Sitting here in my small cozy apartment, lights off, face lit up by my computer screen, I am happy. I can let the complaints of wants come out of my mouth all day long (which Im working on quitting), but at the end of it, I am blessed. So blessed for everything in my life.

Earlier this year when I moved here to Utah, I made a vow to write in my journal often. Now maybe I haven't been as good about it as I would have liked, but it has been a gift. I can look back on this past years experiences and see the progress I have made. I can see clear links to trials I have had, and specific blessings that have come from it. I can see the faith that has grown and my dependence on Him. I am so happy. I have such an internal happiness and comfort that I know is a gift.

I now understand why LDS members try and share the gospel so much. As an outsider, you think to yourself, what is their deal? They are so annoying. Why do they want to keep talking Jesus this and Jesus that church stuff to me? I GET IT NOW. I have never known such a greater joy in my life. I know exactly where it comes from. I want these things more than anything for my family and friends.

I'm not exactly sure where I am going with this post, but what I do know is that I love our Savior.
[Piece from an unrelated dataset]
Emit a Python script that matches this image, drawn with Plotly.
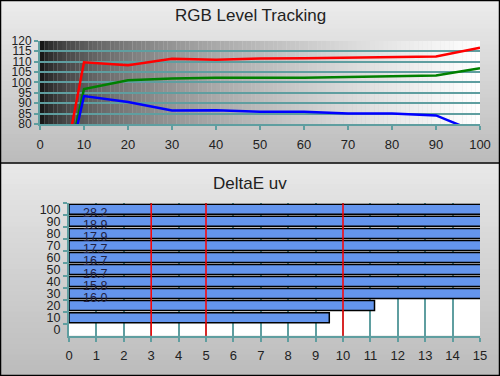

Being away from my family has taught me how great they are, and my love and appreciation for them has grown. This month I really want to strive to serve others, and let those people that are near and dear to me know that that is how I feel. That they are so important to me, and that I cherish them so much. I am grateful for the examples of people surrounding me, especially my roommates. I love the temple and that I get to drive past it every morning on my way to work.

Throughout the Book of Mormon, it says to REMEMBER. That word has been one of the best things for me. I sit down everyday and focus on remembering that He loves us. He knows us. He is there for us always. He has a personal plan for each of us. I have so many blessings because of him. I am loved.